Memiliki paras cantik dengan postur tubuh ideal, Nila akhirnya menjalani pernikahan dengan suami kontraknya itu, hingga dua tahun lamanya, dimana setiap hari dia mendapat uang saku hingga jutaan rupiah, sehingga dapat membeli rumah dan mobil.

"Saya punya anak dari kawin kontrak dengan suami asal Maroko, setiap bulan meski sudah tidak menjalani kawin kontrak, saya diberi uang untuk membesarkan anak sampai kuliah.

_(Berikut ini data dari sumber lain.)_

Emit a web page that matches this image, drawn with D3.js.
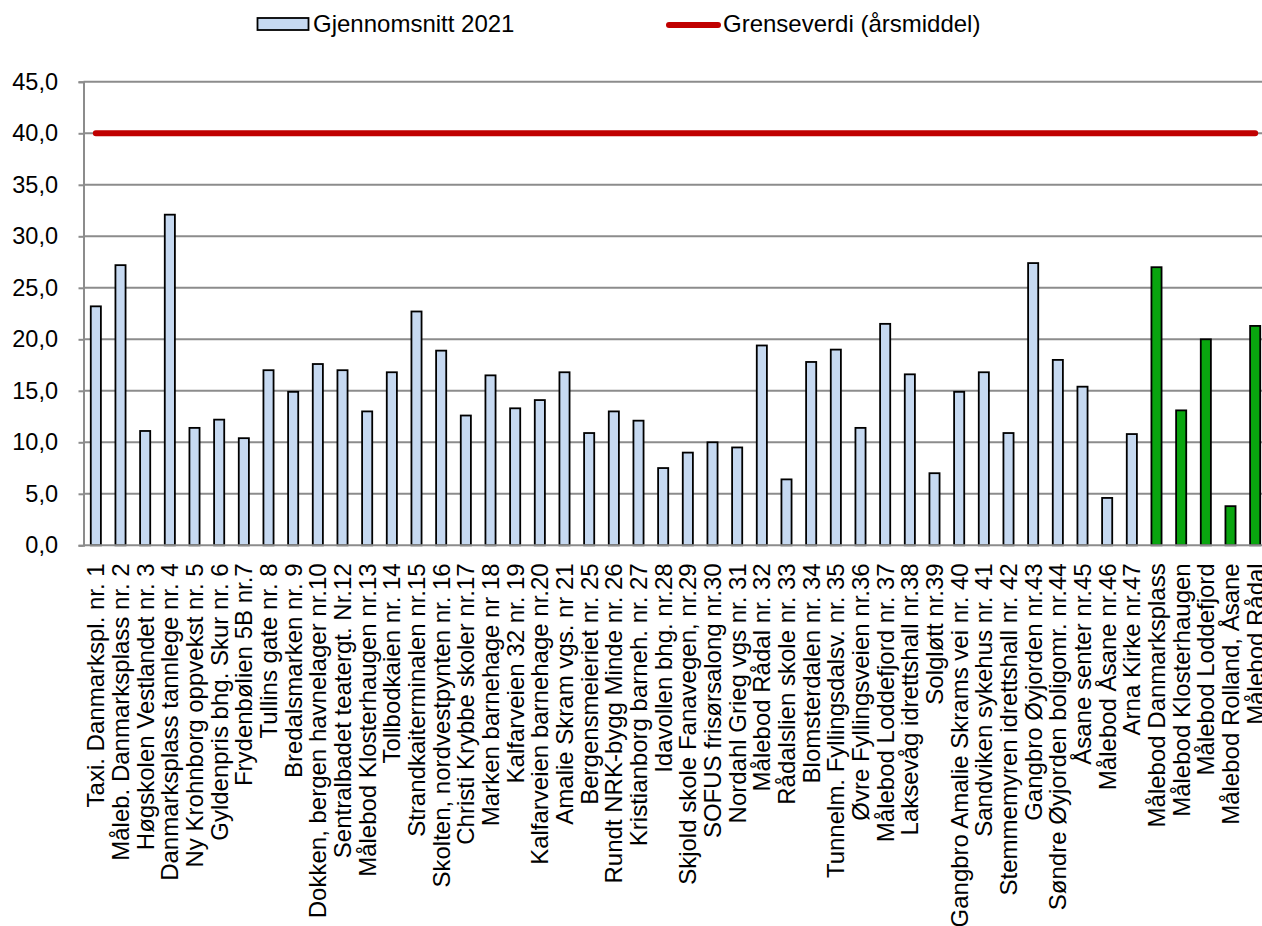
<!DOCTYPE html>
<html lang="no">
<head>
<meta charset="utf-8">
<title>NO2 – gjennomsnitt 2021</title>
<script src="https://cdn.jsdelivr.net/npm/d3@7"></script>
<style>
  html, body { margin: 0; padding: 0; background: #ffffff; overflow: hidden; }
  svg { display: block; font-family: "Liberation Sans", Arial, sans-serif; }
</style>
</head>
<body>
<svg id="chart" width="1262" height="926"></svg>
<script>
// Passive samplers (light blue bars)
const samplerNames = [
  "Taxi. Danmarkspl. nr. 1",
  "Måleb. Danmarksplass nr. 2",
  "Høgskolen Vestlandet nr. 3",
  "Danmarksplass tannlege nr. 4",
  "Ny Krohnborg oppvekst nr. 5",
  "Gyldenpris bhg. Skur nr. 6",
  "Frydenbølien 5B nr.7",
  "Tullins gate nr. 8",
  "Bredalsmarken nr. 9",
  "Dokken, bergen havnelager nr.10",
  "Sentralbadet teatergt. Nr.12",
  "Målebod Klosterhaugen nr.13",
  "Tollbodkaien nr. 14",
  "Strandkaiterminalen nr.15",
  "Skolten, nordvestpynten nr. 16",
  "Christi Krybbe skoler nr.17",
  "Marken barnehage nr 18",
  "Kalfarveien 32 nr. 19",
  "Kalfarveien barnehage nr.20",
  "Amalie Skram vgs. nr 21",
  "Bergensmeieriet nr. 25",
  "Rundt NRK-bygg Minde nr. 26",
  "Kristianborg barneh. nr. 27",
  "Idavollen bhg. nr.28",
  "Skjold skole Fanavegen, nr.29",
  "SOFUS frisørsalong nr.30",
  "Nordahl Grieg vgs nr. 31",
  "Målebod Rådal nr. 32",
  "Rådalslien skole nr. 33",
  "Blomsterdalen nr. 34",
  "Tunnelm. Fyllingsdalsv. nr. 35",
  "Øvre Fyllingsveien nr.36",
  "Målebod Loddefjord nr. 37",
  "Laksevåg idrettshall nr.38",
  "Solgløtt nr.39",
  "Gangbro Amalie Skrams vei nr. 40",
  "Sandviken sykehus nr. 41",
  "Stemmemyren idrettshall nr. 42",
  "Gangbro Øyjorden nr.43",
  "Søndre Øyjorden boligomr. nr.44",
  "Åsane senter nr.45",
  "Målebod Åsane nr.46",
  "Arna Kirke nr.47"
];
const samplerValues = [
  23.2, 27.2, 11.1, 32.1, 11.4, 12.2, 10.4, 17.0, 14.9, 17.6,
  17.0, 13.0, 16.8, 22.7, 18.9, 12.6, 16.5, 13.3, 14.1, 16.8,
  10.9, 13.0, 12.1, 7.5, 9.0, 10.0, 9.5, 19.4, 6.4, 17.8,
  19.0, 11.4, 21.5, 16.6, 7.0, 14.9, 16.8, 10.9, 27.4, 18.0,
  15.4, 4.6, 10.8
];

// Continuous monitoring stations (green bars)
const stationNames = [
  "Målebod Danmarksplass",
  "Målebod Klosterhaugen",
  "Målebod Loddefjord",
  "Målebod Rolland, Åsane",
  "Målebod Rådal"
];
const stationValues = [27.0, 13.1, 20.0, 3.8, 21.3];

// Annual mean limit value
const limitValue = 40;

// Y axis ticks
const yTicks = [0, 5, 10, 15, 20, 25, 30, 35, 40, 45];

// Legend labels
const legendLabels = ["Gjennomsnitt 2021", "Grenseverdi (årsmiddel)"];

const colors = {
  sampler: "#C6D9F1",
  station: "#09A50F",
  limit: "#C00000",
  grid: "#8C8C8C",
  text: "#000000"
};

// Combined table for drawing
const rows = samplerNames.map((name, i) => ({ name, value: samplerValues[i], kind: "sampler" }))
  .concat(stationNames.map((name, i) => ({ name, value: stationValues[i], kind: "station" })));

const svg = d3.select("#chart");

const plot = { left: 83.5, right: 1267.5, top: 81.8, bottom: 545.3 };

const x = d3.scaleBand()
  .domain(rows.map(d => d.name))
  .range([plot.left, plot.right])
  .paddingInner(0.59)
  .paddingOuter(0.295);

const y = d3.scaleLinear()
  .domain([0, 45])
  .range([plot.bottom, plot.top]);

const fontSize = 23.5;
const catFontSize = 24;

// Horizontal gridlines
svg.append("g")
  .attr("class", "grid")
  .selectAll("line")
  .data(yTicks.filter(t => t > 0))
  .join("line")
  .attr("x1", plot.left)
  .attr("x2", plot.right)
  .attr("y1", d => y(d))
  .attr("y2", d => y(d))
  .attr("stroke", colors.grid)
  .attr("stroke-width", 2);

// Y axis
const yAxis = d3.axisLeft(y)
  .tickValues(yTicks)
  .tickSize(5)
  .tickPadding(20)
  .tickFormat(d => d3.format(".1f")(d).replace(".", ","));

const gy = svg.append("g")
  .attr("transform", `translate(${plot.left},0)`)
  .call(yAxis);
gy.select(".domain").attr("stroke", colors.grid).attr("stroke-width", 2);
gy.selectAll(".tick line").attr("stroke", colors.grid).attr("stroke-width", 2);
gy.selectAll(".tick text")
  .attr("fill", colors.text)
  .style("font-size", fontSize + "px")
  .attr("x", -25.5);

// Bars
svg.append("g")
  .attr("class", "bars")
  .selectAll("rect")
  .data(rows)
  .join("rect")
  .attr("x", d => x(d.name))
  .attr("width", x.bandwidth())
  .attr("y", d => y(d.value))
  .attr("height", d => y(0) - y(d.value))
  .attr("fill", d => d.kind === "station" ? colors.station : colors.sampler)
  .attr("stroke", "#000")
  .attr("stroke-width", 1.8);

// X axis baseline
svg.append("line")
  .attr("x1", plot.left)
  .attr("x2", plot.right)
  .attr("y1", y(0))
  .attr("y2", y(0))
  .attr("stroke", colors.grid)
  .attr("stroke-width", 2);

// Category labels, rotated
const xAxis = d3.axisBottom(x).tickSize(0).tickPadding(0);
const gx = svg.append("g")
  .attr("transform", `translate(0,${y(0)})`)
  .call(xAxis);
gx.select(".domain").remove();
gx.selectAll(".tick text")
  .attr("fill", colors.text)
  .style("font-size", catFontSize + "px")
  .attr("text-anchor", "end")
  .attr("transform", "translate(0,18) rotate(-90)")
  .attr("x", 0)
  .attr("y", 0)
  .attr("dy", "0.35em");

// Limit value line across all categories
const limitLine = d3.line()
  .x(d => x(d.name) + x.bandwidth() / 2)
  .y(() => y(limitValue));

svg.append("path")
  .datum(rows)
  .attr("d", limitLine)
  .attr("fill", "none")
  .attr("stroke", colors.limit)
  .attr("stroke-width", 6)
  .attr("stroke-linecap", "round");

// Legend
const legend = svg.append("g").attr("class", "legend");
legend.append("rect")
  .attr("x", 257.5)
  .attr("y", 18)
  .attr("width", 51)
  .attr("height", 12)
  .attr("fill", colors.sampler)
  .attr("stroke", "#000")
  .attr("stroke-width", 1.8);
legend.append("text")
  .attr("x", 313)
  .attr("y", 24)
  .attr("dy", "0.35em")
  .style("font-size", "24px")
  .attr("fill", colors.text)
  .text(legendLabels[0]);
legend.append("line")
  .attr("x1", 669)
  .attr("x2", 718)
  .attr("y1", 25)
  .attr("y2", 25)
  .attr("stroke", colors.limit)
  .attr("stroke-width", 6)
  .attr("stroke-linecap", "round");
legend.append("text")
  .attr("x", 723)
  .attr("y", 24)
  .attr("dy", "0.35em")
  .style("font-size", "24px")
  .attr("fill", colors.text)
  .text(legendLabels[1]);
</script>
</body>
</html>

Mungkin tidak semua yang mendapat duka dari kawin kontak," katanya.

Ia mengaku memiliki usaha salon di kawasan Cipanas dan Cianjur, hasil dari menjalani kawin kontrak dengan beberapa orang Arab sebelum dengan pria asal Maroko, selama menjalani kawin kontrak, dia mendapatkan nilai lebih karena pintar memasak dan pintar dalam urusan berhubungan.

Meski mendapatkan lebih, Nila sudah tidak berniat untuk menjalani praktek kawin kontrak karena selama ini, tutur dia, meski mendapatkan harta yang lebih tidak menghilangkan pandangan buruk orang lain terhadap dirinya, terlebih warga di kampungnya.

"Saya ingin hidup normal, sukur-sukur dapat suami yang dapat menerima saya apa adanya. Kalau disuruh memilih menjalani kawin kontrak lagi, saya akan menolak karena anak-anak sudah mulai besar dan saya ingin hidup normal," katanya.